_Work instructions:_ Give every line of the data again, unchanged, but with no pictures.

>> START

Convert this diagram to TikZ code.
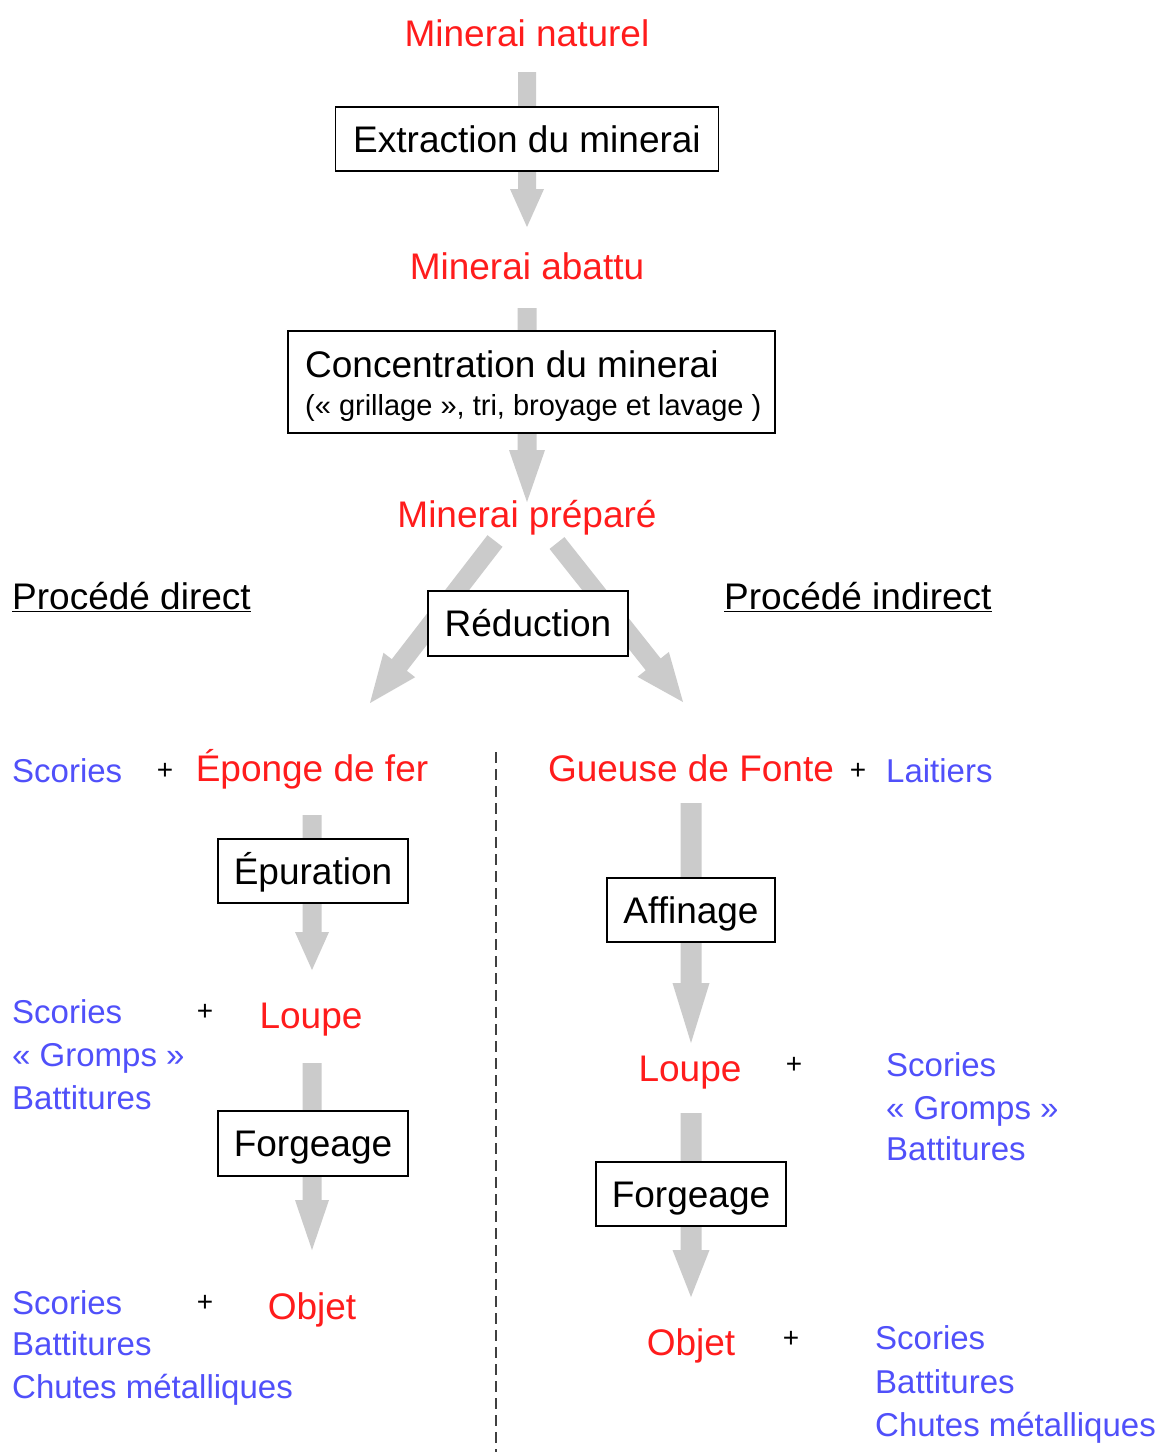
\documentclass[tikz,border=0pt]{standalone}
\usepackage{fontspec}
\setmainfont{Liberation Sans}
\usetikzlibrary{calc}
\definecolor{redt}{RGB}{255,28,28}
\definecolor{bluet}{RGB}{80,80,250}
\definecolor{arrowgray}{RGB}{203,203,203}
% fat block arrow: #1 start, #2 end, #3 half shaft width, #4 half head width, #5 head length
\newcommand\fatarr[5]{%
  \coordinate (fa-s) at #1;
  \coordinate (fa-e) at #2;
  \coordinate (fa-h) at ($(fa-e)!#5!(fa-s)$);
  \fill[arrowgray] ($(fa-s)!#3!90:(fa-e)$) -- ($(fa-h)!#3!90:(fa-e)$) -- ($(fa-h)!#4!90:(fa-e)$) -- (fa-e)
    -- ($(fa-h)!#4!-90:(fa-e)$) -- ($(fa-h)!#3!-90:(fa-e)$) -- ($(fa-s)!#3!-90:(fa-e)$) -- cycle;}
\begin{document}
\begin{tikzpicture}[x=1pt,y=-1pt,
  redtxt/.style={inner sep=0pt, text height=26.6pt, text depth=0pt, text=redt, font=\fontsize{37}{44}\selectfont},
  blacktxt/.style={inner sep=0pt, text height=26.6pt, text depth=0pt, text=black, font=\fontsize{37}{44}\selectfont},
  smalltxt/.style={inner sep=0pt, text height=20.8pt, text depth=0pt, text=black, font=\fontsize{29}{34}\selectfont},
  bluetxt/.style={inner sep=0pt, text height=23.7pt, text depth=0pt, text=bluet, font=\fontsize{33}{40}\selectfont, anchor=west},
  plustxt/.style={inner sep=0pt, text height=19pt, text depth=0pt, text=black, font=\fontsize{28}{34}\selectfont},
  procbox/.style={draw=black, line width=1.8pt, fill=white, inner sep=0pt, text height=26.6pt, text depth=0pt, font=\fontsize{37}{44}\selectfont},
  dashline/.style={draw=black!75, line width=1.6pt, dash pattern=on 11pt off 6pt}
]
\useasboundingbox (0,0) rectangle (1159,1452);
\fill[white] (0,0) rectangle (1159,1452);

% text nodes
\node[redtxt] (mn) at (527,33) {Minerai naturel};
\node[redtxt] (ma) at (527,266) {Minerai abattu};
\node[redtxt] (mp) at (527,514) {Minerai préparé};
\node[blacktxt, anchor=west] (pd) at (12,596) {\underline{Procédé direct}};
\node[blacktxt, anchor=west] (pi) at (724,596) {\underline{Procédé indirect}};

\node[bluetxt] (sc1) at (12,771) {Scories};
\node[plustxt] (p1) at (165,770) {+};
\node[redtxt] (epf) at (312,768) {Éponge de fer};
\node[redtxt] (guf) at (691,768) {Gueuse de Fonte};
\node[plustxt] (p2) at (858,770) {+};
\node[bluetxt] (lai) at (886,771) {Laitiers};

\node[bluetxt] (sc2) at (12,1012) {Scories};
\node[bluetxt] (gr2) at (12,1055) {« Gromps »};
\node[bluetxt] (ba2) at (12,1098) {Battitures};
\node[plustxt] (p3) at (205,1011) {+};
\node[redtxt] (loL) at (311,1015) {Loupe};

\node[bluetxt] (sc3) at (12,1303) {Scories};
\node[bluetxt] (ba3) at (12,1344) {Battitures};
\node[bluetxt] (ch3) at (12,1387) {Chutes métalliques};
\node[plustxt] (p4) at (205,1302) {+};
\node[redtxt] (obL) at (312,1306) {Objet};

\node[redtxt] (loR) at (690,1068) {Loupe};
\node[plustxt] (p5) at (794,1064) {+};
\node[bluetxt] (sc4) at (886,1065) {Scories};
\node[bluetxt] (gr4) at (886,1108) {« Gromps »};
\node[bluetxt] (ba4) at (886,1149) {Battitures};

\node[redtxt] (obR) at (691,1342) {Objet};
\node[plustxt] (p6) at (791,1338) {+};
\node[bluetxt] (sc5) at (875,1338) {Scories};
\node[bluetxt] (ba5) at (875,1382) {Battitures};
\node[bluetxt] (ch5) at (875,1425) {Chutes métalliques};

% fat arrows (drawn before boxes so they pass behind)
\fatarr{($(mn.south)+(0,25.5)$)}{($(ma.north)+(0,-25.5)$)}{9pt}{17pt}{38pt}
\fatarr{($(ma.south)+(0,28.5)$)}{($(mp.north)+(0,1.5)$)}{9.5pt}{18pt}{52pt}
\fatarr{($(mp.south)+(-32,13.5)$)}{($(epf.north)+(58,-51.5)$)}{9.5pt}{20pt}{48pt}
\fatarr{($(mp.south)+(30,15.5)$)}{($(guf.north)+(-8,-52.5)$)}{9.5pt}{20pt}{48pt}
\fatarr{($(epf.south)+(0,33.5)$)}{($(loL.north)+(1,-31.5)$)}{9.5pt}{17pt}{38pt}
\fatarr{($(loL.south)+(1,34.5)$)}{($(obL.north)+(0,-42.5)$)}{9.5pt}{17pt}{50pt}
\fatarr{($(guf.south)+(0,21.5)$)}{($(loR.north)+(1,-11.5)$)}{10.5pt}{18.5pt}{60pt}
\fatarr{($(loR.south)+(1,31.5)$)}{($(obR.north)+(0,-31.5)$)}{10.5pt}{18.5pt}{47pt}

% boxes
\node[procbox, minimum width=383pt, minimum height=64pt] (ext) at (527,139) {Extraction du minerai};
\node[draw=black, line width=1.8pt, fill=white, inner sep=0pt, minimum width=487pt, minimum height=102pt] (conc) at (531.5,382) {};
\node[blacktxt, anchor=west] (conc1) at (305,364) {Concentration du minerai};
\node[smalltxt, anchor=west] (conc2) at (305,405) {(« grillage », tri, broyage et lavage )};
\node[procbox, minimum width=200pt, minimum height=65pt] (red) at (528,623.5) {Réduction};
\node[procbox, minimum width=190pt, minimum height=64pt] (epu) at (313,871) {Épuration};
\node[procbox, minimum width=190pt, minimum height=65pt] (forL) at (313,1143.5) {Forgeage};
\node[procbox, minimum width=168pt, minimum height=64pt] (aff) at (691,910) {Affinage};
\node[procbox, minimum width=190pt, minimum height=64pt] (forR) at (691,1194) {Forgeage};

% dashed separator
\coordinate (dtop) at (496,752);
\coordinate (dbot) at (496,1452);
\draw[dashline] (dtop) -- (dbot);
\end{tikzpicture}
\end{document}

>> END

_Exercise output:_
Convert this diagram to TikZ code.
\documentclass[tikz,border=0pt]{standalone}
\usepackage{fontspec}
\setmainfont{Liberation Sans}
\usetikzlibrary{calc}
\definecolor{redt}{RGB}{255,28,28}
\definecolor{bluet}{RGB}{80,80,250}
\definecolor{arrowgray}{RGB}{203,203,203}
% fat block arrow: #1 start, #2 end, #3 half shaft width, #4 half head width, #5 head length
\newcommand\fatarr[5]{%
  \coordinate (fa-s) at #1;
  \coordinate (fa-e) at #2;
  \coordinate (fa-h) at ($(fa-e)!#5!(fa-s)$);
  \fill[arrowgray] ($(fa-s)!#3!90:(fa-e)$) -- ($(fa-h)!#3!90:(fa-e)$) -- ($(fa-h)!#4!90:(fa-e)$) -- (fa-e)
    -- ($(fa-h)!#4!-90:(fa-e)$) -- ($(fa-h)!#3!-90:(fa-e)$) -- ($(fa-s)!#3!-90:(fa-e)$) -- cycle;}
\begin{document}
\begin{tikzpicture}[x=1pt,y=-1pt,
  redtxt/.style={inner sep=0pt, text height=26.6pt, text depth=0pt, text=redt, font=\fontsize{37}{44}\selectfont},
  blacktxt/.style={inner sep=0pt, text height=26.6pt, text depth=0pt, text=black, font=\fontsize{37}{44}\selectfont},
  smalltxt/.style={inner sep=0pt, text height=20.8pt, text depth=0pt, text=black, font=\fontsize{29}{34}\selectfont},
  bluetxt/.style={inner sep=0pt, text height=23.7pt, text depth=0pt, text=bluet, font=\fontsize{33}{40}\selectfont, anchor=west},
  plustxt/.style={inner sep=0pt, text height=19pt, text depth=0pt, text=black, font=\fontsize{28}{34}\selectfont},
  procbox/.style={draw=black, line width=1.8pt, fill=white, inner sep=0pt, text height=26.6pt, text depth=0pt, font=\fontsize{37}{44}\selectfont},
  dashline/.style={draw=black!75, line width=1.6pt, dash pattern=on 11pt off 6pt}
]
\useasboundingbox (0,0) rectangle (1159,1452);
\fill[white] (0,0) rectangle (1159,1452);

% text nodes
\node[redtxt] (mn) at (527,33) {Minerai naturel};
\node[redtxt] (ma) at (527,266) {Minerai abattu};
\node[redtxt] (mp) at (527,514) {Minerai préparé};
\node[blacktxt, anchor=west] (pd) at (12,596) {\underline{Procédé direct}};
\node[blacktxt, anchor=west] (pi) at (724,596) {\underline{Procédé indirect}};

\node[bluetxt] (sc1) at (12,771) {Scories};
\node[plustxt] (p1) at (165,770) {+};
\node[redtxt] (epf) at (312,768) {Éponge de fer};
\node[redtxt] (guf) at (691,768) {Gueuse de Fonte};
\node[plustxt] (p2) at (858,770) {+};
\node[bluetxt] (lai) at (886,771) {Laitiers};

\node[bluetxt] (sc2) at (12,1012) {Scories};
\node[bluetxt] (gr2) at (12,1055) {« Gromps »};
\node[bluetxt] (ba2) at (12,1098) {Battitures};
\node[plustxt] (p3) at (205,1011) {+};
\node[redtxt] (loL) at (311,1015) {Loupe};

\node[bluetxt] (sc3) at (12,1303) {Scories};
\node[bluetxt] (ba3) at (12,1344) {Battitures};
\node[bluetxt] (ch3) at (12,1387) {Chutes métalliques};
\node[plustxt] (p4) at (205,1302) {+};
\node[redtxt] (obL) at (312,1306) {Objet};

\node[redtxt] (loR) at (690,1068) {Loupe};
\node[plustxt] (p5) at (794,1064) {+};
\node[bluetxt] (sc4) at (886,1065) {Scories};
\node[bluetxt] (gr4) at (886,1108) {« Gromps »};
\node[bluetxt] (ba4) at (886,1149) {Battitures};

\node[redtxt] (obR) at (691,1342) {Objet};
\node[plustxt] (p6) at (791,1338) {+};
\node[bluetxt] (sc5) at (875,1338) {Scories};
\node[bluetxt] (ba5) at (875,1382) {Battitures};
\node[bluetxt] (ch5) at (875,1425) {Chutes métalliques};

% fat arrows (drawn before boxes so they pass behind)
\fatarr{($(mn.south)+(0,25.5)$)}{($(ma.north)+(0,-25.5)$)}{9pt}{17pt}{38pt}
\fatarr{($(ma.south)+(0,28.5)$)}{($(mp.north)+(0,1.5)$)}{9.5pt}{18pt}{52pt}
\fatarr{($(mp.south)+(-32,13.5)$)}{($(epf.north)+(58,-51.5)$)}{9.5pt}{20pt}{48pt}
\fatarr{($(mp.south)+(30,15.5)$)}{($(guf.north)+(-8,-52.5)$)}{9.5pt}{20pt}{48pt}
\fatarr{($(epf.south)+(0,33.5)$)}{($(loL.north)+(1,-31.5)$)}{9.5pt}{17pt}{38pt}
\fatarr{($(loL.south)+(1,34.5)$)}{($(obL.north)+(0,-42.5)$)}{9.5pt}{17pt}{50pt}
\fatarr{($(guf.south)+(0,21.5)$)}{($(loR.north)+(1,-11.5)$)}{10.5pt}{18.5pt}{60pt}
\fatarr{($(loR.south)+(1,31.5)$)}{($(obR.north)+(0,-31.5)$)}{10.5pt}{18.5pt}{47pt}

% boxes
\node[procbox, minimum width=383pt, minimum height=64pt] (ext) at (527,139) {Extraction du minerai};
\node[draw=black, line width=1.8pt, fill=white, inner sep=0pt, minimum width=487pt, minimum height=102pt] (conc) at (531.5,382) {};
\node[blacktxt, anchor=west] (conc1) at (305,364) {Concentration du minerai};
\node[smalltxt, anchor=west] (conc2) at (305,405) {(« grillage », tri, broyage et lavage )};
\node[procbox, minimum width=200pt, minimum height=65pt] (red) at (528,623.5) {Réduction};
\node[procbox, minimum width=190pt, minimum height=64pt] (epu) at (313,871) {Épuration};
\node[procbox, minimum width=190pt, minimum height=65pt] (forL) at (313,1143.5) {Forgeage};
\node[procbox, minimum width=168pt, minimum height=64pt] (aff) at (691,910) {Affinage};
\node[procbox, minimum width=190pt, minimum height=64pt] (forR) at (691,1194) {Forgeage};

% dashed separator
\coordinate (dtop) at (496,752);
\coordinate (dbot) at (496,1452);
\draw[dashline] (dtop) -- (dbot);
\end{tikzpicture}
\end{document}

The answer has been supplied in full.